Natal

Panetones de luxo são feitos por marcas que cobram menos da metade

A designer Luara Zomignan está parada no corredor do shopping Frei Caneca, em dúvida se compra o panetone Toffee da Amor aos Pedaços ou o Caramelo do Starbucks.

Tanto faz, Luara: os dois são feitos pela mesma fábrica, listam os mesmos ingredientes em ordem idêntica na sua composição e têm sabores "muito parecidos" na análise de cinco especialistas. Só os preços que não se parecem.

A Casa Suíça faz os panetones das duas marcas e cobra R$ 18,40 por um do mesmo tamanho do vendido na Amor aos Pedaços por R$ 48.

A diferença de preço é de 263% -dá para comprar mais de dois do mais barato com o preço do mais caro.

Esse é o caso de maior diferença de preço, mas outras marcas também produzem em seus fornos doces para grifes. O panetone Fasano, por exemplo, é da Bauducco.

A prática é comum e pode ser percebida consultando o nome do fabricante nas embalagens.

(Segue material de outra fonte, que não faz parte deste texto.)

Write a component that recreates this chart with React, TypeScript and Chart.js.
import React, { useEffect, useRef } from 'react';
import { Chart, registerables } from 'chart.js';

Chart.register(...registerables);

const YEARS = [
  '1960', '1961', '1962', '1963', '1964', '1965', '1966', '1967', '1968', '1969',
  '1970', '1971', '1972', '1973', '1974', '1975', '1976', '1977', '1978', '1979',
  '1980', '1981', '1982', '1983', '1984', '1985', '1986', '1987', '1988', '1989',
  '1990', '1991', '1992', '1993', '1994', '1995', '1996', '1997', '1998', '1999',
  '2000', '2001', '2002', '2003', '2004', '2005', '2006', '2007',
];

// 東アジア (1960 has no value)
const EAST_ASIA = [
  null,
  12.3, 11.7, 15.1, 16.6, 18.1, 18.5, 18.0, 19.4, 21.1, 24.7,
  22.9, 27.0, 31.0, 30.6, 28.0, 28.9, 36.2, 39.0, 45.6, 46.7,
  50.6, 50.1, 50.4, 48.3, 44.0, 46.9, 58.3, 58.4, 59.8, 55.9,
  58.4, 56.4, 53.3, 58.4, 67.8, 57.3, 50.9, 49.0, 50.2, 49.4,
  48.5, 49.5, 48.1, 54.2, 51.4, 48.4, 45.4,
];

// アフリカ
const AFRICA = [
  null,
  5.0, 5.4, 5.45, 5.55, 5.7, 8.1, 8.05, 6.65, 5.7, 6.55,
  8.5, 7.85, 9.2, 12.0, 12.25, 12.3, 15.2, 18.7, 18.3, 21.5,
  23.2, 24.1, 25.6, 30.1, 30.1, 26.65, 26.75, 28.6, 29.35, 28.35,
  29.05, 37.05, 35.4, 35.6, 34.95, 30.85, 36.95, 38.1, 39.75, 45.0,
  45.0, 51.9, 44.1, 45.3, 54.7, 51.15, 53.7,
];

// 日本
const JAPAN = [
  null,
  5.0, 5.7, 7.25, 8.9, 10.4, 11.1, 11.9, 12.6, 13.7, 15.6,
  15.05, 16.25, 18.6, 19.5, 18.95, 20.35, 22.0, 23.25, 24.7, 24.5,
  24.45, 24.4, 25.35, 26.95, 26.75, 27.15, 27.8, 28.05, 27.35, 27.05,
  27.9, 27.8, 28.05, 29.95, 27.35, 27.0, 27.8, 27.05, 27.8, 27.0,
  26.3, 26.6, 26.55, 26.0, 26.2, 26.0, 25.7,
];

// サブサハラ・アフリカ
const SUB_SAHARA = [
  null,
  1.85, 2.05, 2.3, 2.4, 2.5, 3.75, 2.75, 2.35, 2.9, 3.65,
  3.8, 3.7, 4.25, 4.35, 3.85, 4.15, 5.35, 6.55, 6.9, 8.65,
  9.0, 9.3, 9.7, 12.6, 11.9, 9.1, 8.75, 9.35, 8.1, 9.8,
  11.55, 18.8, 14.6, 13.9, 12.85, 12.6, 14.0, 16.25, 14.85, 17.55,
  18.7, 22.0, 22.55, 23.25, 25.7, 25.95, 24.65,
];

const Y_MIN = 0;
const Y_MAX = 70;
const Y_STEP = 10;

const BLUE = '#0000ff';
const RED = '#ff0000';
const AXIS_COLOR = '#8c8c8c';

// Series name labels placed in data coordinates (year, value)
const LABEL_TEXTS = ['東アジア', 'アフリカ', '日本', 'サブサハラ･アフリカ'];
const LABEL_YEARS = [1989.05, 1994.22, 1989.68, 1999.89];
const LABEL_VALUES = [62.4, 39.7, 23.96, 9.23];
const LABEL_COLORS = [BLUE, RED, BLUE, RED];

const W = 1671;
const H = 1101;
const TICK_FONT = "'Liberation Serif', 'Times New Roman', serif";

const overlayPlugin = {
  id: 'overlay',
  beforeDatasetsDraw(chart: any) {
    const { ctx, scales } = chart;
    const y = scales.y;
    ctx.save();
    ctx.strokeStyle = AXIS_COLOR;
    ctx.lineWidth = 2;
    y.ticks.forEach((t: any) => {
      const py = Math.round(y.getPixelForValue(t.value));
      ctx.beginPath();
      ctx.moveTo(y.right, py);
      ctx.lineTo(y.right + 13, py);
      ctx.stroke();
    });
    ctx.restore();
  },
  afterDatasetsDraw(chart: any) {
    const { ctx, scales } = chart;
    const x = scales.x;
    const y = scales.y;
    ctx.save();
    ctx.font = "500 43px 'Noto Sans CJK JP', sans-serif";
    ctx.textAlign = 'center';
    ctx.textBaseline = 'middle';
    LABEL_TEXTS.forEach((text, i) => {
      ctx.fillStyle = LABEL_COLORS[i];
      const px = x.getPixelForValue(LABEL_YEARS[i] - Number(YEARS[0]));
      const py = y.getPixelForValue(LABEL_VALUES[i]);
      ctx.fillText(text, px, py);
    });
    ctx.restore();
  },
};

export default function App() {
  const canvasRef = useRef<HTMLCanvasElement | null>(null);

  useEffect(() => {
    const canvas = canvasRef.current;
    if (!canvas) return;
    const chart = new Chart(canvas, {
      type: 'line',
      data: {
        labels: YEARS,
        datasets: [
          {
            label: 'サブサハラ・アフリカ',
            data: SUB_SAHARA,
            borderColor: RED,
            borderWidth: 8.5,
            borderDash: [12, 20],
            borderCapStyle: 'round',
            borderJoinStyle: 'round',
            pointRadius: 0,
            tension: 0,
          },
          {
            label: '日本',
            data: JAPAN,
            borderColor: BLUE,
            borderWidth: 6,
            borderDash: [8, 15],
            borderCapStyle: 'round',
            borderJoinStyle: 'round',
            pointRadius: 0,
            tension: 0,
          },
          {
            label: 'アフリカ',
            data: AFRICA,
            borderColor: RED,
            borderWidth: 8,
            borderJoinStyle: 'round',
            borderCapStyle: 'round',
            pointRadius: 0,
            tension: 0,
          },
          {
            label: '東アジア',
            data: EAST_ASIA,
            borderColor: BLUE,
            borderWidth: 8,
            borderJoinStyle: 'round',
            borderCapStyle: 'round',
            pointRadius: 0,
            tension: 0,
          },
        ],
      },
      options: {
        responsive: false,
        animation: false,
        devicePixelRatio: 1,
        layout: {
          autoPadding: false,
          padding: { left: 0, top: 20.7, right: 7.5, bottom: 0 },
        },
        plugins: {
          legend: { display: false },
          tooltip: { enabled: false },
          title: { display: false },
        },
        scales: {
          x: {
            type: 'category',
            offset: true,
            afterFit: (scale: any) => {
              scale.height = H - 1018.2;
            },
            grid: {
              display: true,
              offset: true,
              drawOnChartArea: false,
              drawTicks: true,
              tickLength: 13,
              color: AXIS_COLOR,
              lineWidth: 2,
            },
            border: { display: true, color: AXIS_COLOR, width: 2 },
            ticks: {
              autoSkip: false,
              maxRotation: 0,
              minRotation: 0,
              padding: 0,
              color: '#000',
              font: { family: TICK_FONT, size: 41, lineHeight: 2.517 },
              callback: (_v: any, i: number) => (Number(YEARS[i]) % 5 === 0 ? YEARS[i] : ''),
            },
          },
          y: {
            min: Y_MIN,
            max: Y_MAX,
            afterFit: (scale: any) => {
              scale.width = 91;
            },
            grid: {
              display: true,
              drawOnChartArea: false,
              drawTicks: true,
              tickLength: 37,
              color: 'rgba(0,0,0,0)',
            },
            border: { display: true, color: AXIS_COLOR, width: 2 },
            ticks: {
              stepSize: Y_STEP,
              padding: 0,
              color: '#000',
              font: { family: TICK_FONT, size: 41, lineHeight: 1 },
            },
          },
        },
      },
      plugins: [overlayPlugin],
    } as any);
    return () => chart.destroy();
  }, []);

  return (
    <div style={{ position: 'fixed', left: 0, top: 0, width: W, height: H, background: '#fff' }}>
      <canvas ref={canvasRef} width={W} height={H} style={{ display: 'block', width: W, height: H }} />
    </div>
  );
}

Mas 30 clientes entrevistados em docerias como a Kopenhagen e a Ofner disseram não ter reparado no detalhe.

"Cada cliente possui uma receita especial", afirma a Casa Suíça, que ainda diz ser "um prazer" representar outras empresas. Tanto a Amor aos Pedaços quanto a Starbucks informam que suas receitas são exclusivas. Os recheios são "desenvolvidos em função de bebidas tradicionais", afirma a rede americana.

O padeiro Felipe Benjamin Abrahão, 28, e a professora de panificação do Senac Samara Trevisan Coelho, 31, pedem licença para discordar.

O caramelo e o chocolate trufado que preenchem o bolo foram considerados "o mesmo recheio" dos da Casa Suíça e da Amor aos Pedaços.

"Eu não entendi por que se chamam trufados. Eles não têm gosto de trufa. Cheiram a álcool e deixam gosto de sal na boca", avalia Tess Abreu, doceira da Adoro Brownie.

"Parece que os recheios saíram de um balde, são bem industrializados", diz Edward Davies, 30, que há um ano voltou da Suíça para São Paulo e aqui abriu a Éclair Moi Paris.

"Os dois são muito parecidos e também têm em comum não ter gosto de panetone", diz Gleusa Ferreira, 61, à frente das padarias Bologna e Saint Germain e do sorvete Vipiteno.

QUESTÃO DE MASSA

Nos testes às cegas convocado pela sãopaulo, a massa que saiu ganhando foi a da Ofner. Ou seria da Kopenhagen? Não importa: a chocolataria compra os préstimos da doçaria e as bases dos dois panetones são "iguais" na opinião dos críticos, ainda que a quantidade de frutas cristalizadas e de uvas passas varie "um pouco" e o da Kopenhagen tenha cobertura de castanhas.

"A massa do bom panetone tem de fazer um véu quando você a puxa com o dedo. Só esse [o da Ofner] faz isso", avalia a professora Coelho. O doce ideal tem de ser úmido mas preservar consistência com liga, ensina.

"Esses dois são iguais. Ah, não são: tem uma casquinha com castanhas de diferença", diz a doceira Tess Abreu. "É um bom aroma."

A Kopenhagen afirma: "O produto é supervisionado por profissionais nossos, a produção é exclusiva Kopenhagen, com nossa receita e nossos insumos". A finalização do doce também é feita pela doceria.

A Ofner não comenta -alguns contratos são regidos por cláusulas de confidencialidade, segundo empresários dos doces.

Outro caso de forno que cozinha para fora é a Bauducco, que assa os pães de fim de ano do grupo hoteleiro de luxo Fasano. Mas só de olhar para a versão clássica da Bauducco e a do Fasano os profissionais do pão já notaram diferença.

"A fermentação é mais bonita, a massa tem menos gosto de essência. É bem menos seco [que o tradicional da Bauducco]", afirma Coelho. "A apresentação deste [do Fasano] é impecável", diz Davies, o especialista em éclairs (ou bombas).

O Fasano afirma que sua receita é "própria e diferenciada". A Bauducco não respondeu a duas semanas de pedidos de entrevista.

Terminado o teste, o doceiro Davies ainda pensava no pão festivo: "Eu vou atrás de um panetone caseiro, que leva até seis semanas para ficar pronto. Aí, sim, será único."